• _DIRECTIONS FOR THIS TASK_: Sort through the entries below and pull out lines containing the word "that".

— start RECORDS TO USE —

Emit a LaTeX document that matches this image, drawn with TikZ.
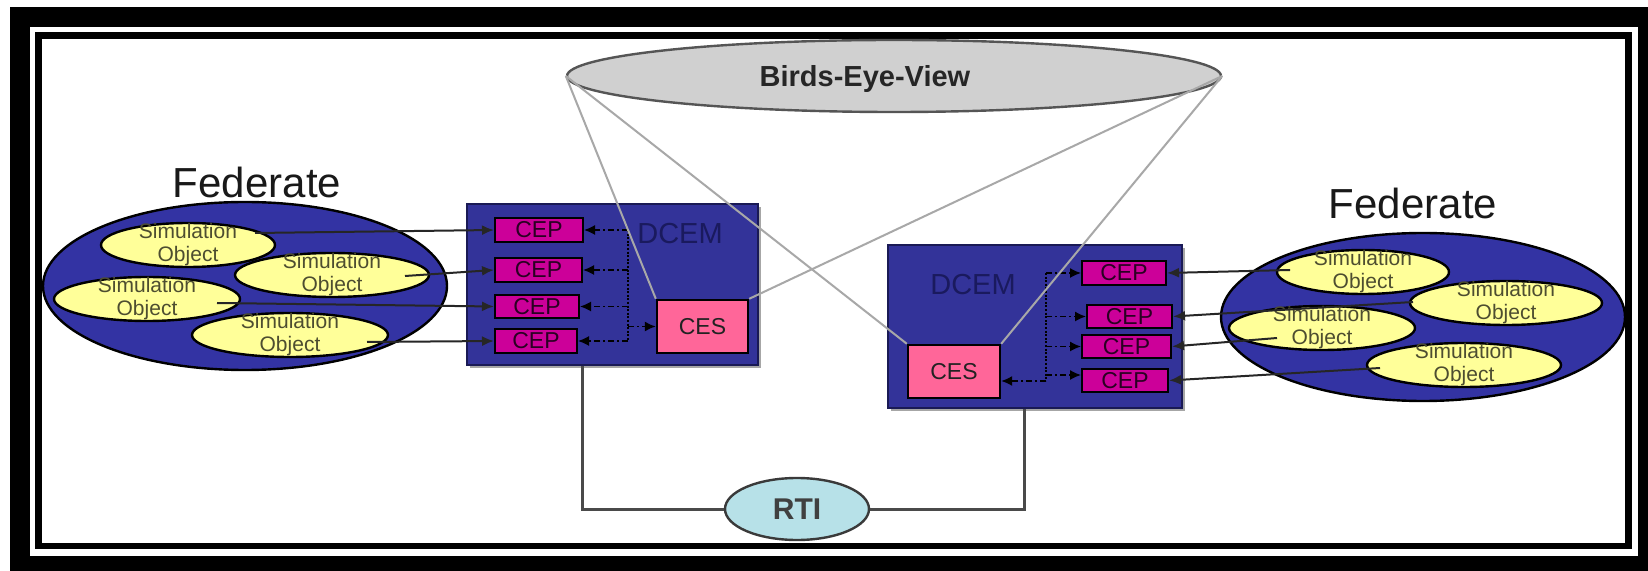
\documentclass[tikz,border=0pt]{standalone}
\usepackage{fontspec}
\setmainfont{Liberation Sans}
\usetikzlibrary{shapes.geometric,arrows.meta}
\definecolor{fedblue}{HTML}{3333A3}
\definecolor{dcemblue}{HTML}{333399}
\definecolor{dcemedge}{HTML}{1A1A55}
\definecolor{cepmag}{HTML}{CC0099}
\definecolor{cespink}{HTML}{FF6699}
\definecolor{simyel}{HTML}{FFFF99}
\definecolor{rticyan}{HTML}{B7E1E8}
\definecolor{rtiedge}{HTML}{3A3A3A}
\definecolor{bevgray}{HTML}{D0D0D0}
\definecolor{bevedge}{HTML}{555555}
\definecolor{dcemtxt}{HTML}{1A1A5E}
\definecolor{simtxt}{HTML}{4D4D30}
\definecolor{ceptxt}{HTML}{2A0022}
\definecolor{cestxt}{HTML}{222222}
\definecolor{viewgray}{HTML}{A8A8A8}
\definecolor{rtilinec}{HTML}{4A4A4A}
\begin{document}
\begin{tikzpicture}[x=0.5pt,y=-0.5pt,
  fedell/.style={ellipse,draw=black,line width=1.2pt,fill=fedblue,inner sep=0pt,minimum width=202pt,minimum height=84pt},
  simobj/.style={ellipse,draw=black,line width=1.2pt,fill=simyel,inner sep=0pt,minimum height=22pt,
     label={[font=\fontsize{10.5}{11.5}\selectfont,text=simtxt,align=center,inner sep=0pt]center:Simulation\\Object}},
  fedlbl/.style={font=\fontsize{21}{24}\selectfont,text=black!90,anchor=base,inner sep=0pt},
  dcembox/.style={rectangle,draw=dcemedge,line width=1pt,fill=dcemblue,inner sep=0pt},
  dcemlbl/.style={font=\fontsize{14.5}{16}\selectfont,text=dcemtxt,inner sep=0pt},
  cepbox/.style={rectangle,draw=black,line width=1pt,fill=cepmag,inner sep=0pt,minimum height=12pt,font=\fontsize{11.5}{12}\selectfont,text=ceptxt},
  cesbox/.style={rectangle,draw=black,line width=1.2pt,fill=cespink,inner sep=0pt,font=\fontsize{11.5}{12}\selectfont,text=cestxt},
  feed/.style={draw=black!85,line width=1pt,-{Latex[length=6pt,width=5pt]}},
  innerarrow/.style={draw=black,line width=0.8pt,dash pattern=on 3pt off 1.5pt on 1pt off 1.5pt,-{Latex[length=5.5pt,width=5pt]}},
  bus/.style={draw=black,line width=0.8pt,dash pattern=on 1pt off 0.8pt},
  viewline/.style={draw=viewgray,line width=1pt},
  rtilink/.style={draw=rtilinec,line width=1.5pt}
]
\useasboundingbox (0,0) rectangle (1648,571);
% frame
\fill[black] (10,7) rectangle (1648,571);
\fill[white] (30,27) rectangle (1638,556);
\draw[black,line width=3.25pt] (38.5,35.5) rectangle (1628.5,546);

% left federate
\node[fedell] (fedL) at (245,286) {};
\node[simobj,minimum width=87pt] (sL1) at (188,245) {};
\node[simobj,minimum width=97pt] (sL2) at (332,275) {};
\node[simobj,minimum width=93pt] (sL3) at (147,299) {};
\node[simobj,minimum width=98pt] (sL4) at (290,335) {};
\node[fedlbl] (fedLlbl) at (257,198) {Federate};

% right federate
\node[fedell] (fedR) at (1423,317) {};
\node[simobj,minimum width=86pt] (sR1) at (1363,272) {};
\node[simobj,minimum width=96pt] (sR2) at (1506,303) {};
\node[simobj,minimum width=93pt] (sR3) at (1322,328) {};
\node[simobj,minimum width=97pt] (sR4) at (1464,365) {};
\node[fedlbl] (fedRlbl) at (1413,219) {Federate};

% left DCEM
\fill[black!35] (470,207) rectangle (761,368);
\node[dcembox,minimum width=145.5pt,minimum height=80.5pt] (dcemL) at (612.5,284.5) {};
\node[dcemlbl] (dcemLlbl) at (680,234) {DCEM};
\node[cepbox,minimum width=44pt] (cepL1) at (539,230) {CEP};
\node[cepbox,minimum width=43.5pt] (cepL2) at (538.5,270) {CEP};
\node[cepbox,minimum width=42pt,minimum height=11.5pt] (cepL3) at (537,306.5) {CEP};
\node[cepbox,minimum width=41pt] (cepL4) at (536,341) {CEP};
\node[cesbox,minimum width=45.5pt,minimum height=26.5pt] (cesL) at (702.5,326.5) {CES};

% right DCEM
\fill[black!35] (891,248) rectangle (1185,411);
\node[dcembox,minimum width=147pt,minimum height=81.5pt] (dcemR) at (1035,326.5) {};
\node[dcemlbl] (dcemRlbl) at (973,285) {DCEM};
\node[cepbox,minimum width=42pt] (cepR1) at (1124,273) {CEP};
\node[cepbox,minimum width=42.5pt,minimum height=11.5pt] (cepR2) at (1129.5,316.5) {CEP};
\node[cepbox,minimum width=44.5pt,minimum height=11.5pt] (cepR3) at (1126.5,346.5) {CEP};
\node[cepbox,minimum width=43pt,minimum height=11.5pt] (cepR4) at (1125,380.5) {CEP};
\node[cesbox,minimum width=46pt,minimum height=26.5pt] (cesR) at (954,371.5) {CES};

% feeds left
\coordinate (pL1) at (255,233);
\coordinate (pL2) at (405,276);
\coordinate (pL3) at (217,303);
\coordinate (pL4) at (367,342);
\draw[feed] (pL1) -- (cepL1.west);
\draw[feed] (pL2) -- (cepL2.west);
\draw[feed] (pL3) -- (cepL3.west);
\draw[feed] (pL4) -- (cepL4.west);

% feeds right
\coordinate (pR1) at (1290,270);
\coordinate (pR2) at (1413,302);
\coordinate (pR3) at (1277,338);
\coordinate (pR4) at (1380,368);
\draw[feed] (pR1) -- (cepR1.east);
\draw[feed] (pR2) -- (cepR2.east);
\draw[feed] (pR3) -- (cepR3.east);
\draw[feed] (pR4) -- (cepR4.east);

% internal left
\coordinate (busLt) at (628,230);
\coordinate (busLb) at (628,341);
\draw[bus] (busLt) -- (busLb);
\draw[innerarrow] (busLt) -- (cepL1.east);
\draw[innerarrow] (busLt |- cepL2) -- (cepL2.east);
\draw[innerarrow] (busLt |- cepL3) -- (cepL3.east);
\draw[innerarrow] (busLb) -- (cepL4.east);
\draw[innerarrow] (busLt |- cesL) -- (cesL.west);

% internal right
\coordinate (busRt) at (1046,273);
\coordinate (busRb) at (1046,381);
\coordinate (busR4) at (1046,375);
\draw[bus] (busRt) -- (busRb);
\draw[innerarrow] (busRt) -- (cepR1.west);
\draw[innerarrow] (busRt |- cepR2) -- (cepR2.west);
\draw[innerarrow] (busRt |- cepR3) -- (cepR3.west);
\draw[innerarrow] (busR4) -- (cepR4.west |- busR4);
\draw[innerarrow] (busRb) -- (cesR.east |- busRb);

% birds eye view
\node[ellipse,draw=bevedge,line width=1.2pt,fill=bevgray,minimum width=327pt,minimum height=36pt,inner sep=0pt] (bev) at (894,76) {};
\node[font=\bfseries\fontsize{14.5}{16}\selectfont,text=black!85,inner sep=0pt] (bevlbl) at (865,79) {Birds-Eye-View};
\draw[viewline] (bev.west) -- (cesL.north west);
\draw[viewline] (bev.west) -- (cesR.north west);
\draw[viewline] (bev.east) -- (cesL.north east);
\draw[viewline] (bev.east) -- (cesR.north east);

% RTI
\coordinate (rtiLc) at (582,509);
\coordinate (rtiRc) at (1024,509);
\node[ellipse,draw=rtiedge,line width=1.2pt,fill=rticyan,minimum width=72pt,minimum height=31pt,inner sep=0pt,font=\bfseries\fontsize{15}{16}\selectfont,text=black!75] (rti) at (797,509) {RTI};
\draw[rtilink] (rtiLc |- dcemL.south) -- (rtiLc) -- (rti.west);
\draw[rtilink] (rtiRc |- dcemR.south) -- (rtiRc) -- (rti.east);
\end{tikzpicture}
\end{document}
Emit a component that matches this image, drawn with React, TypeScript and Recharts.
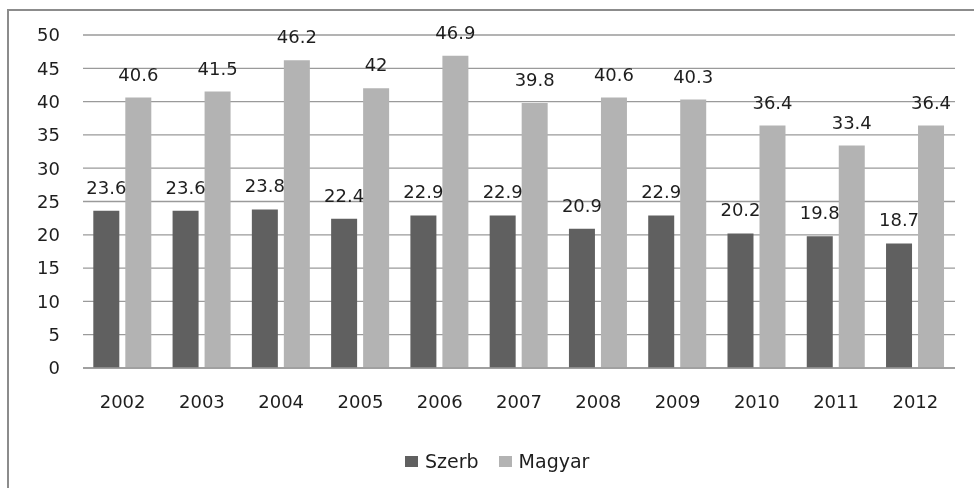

— end RECORDS TO USE —

• _ANSWER BELOW_:
Emit a LaTeX document that matches this image, drawn with TikZ.
Emit a component that matches this image, drawn with React, TypeScript and Recharts.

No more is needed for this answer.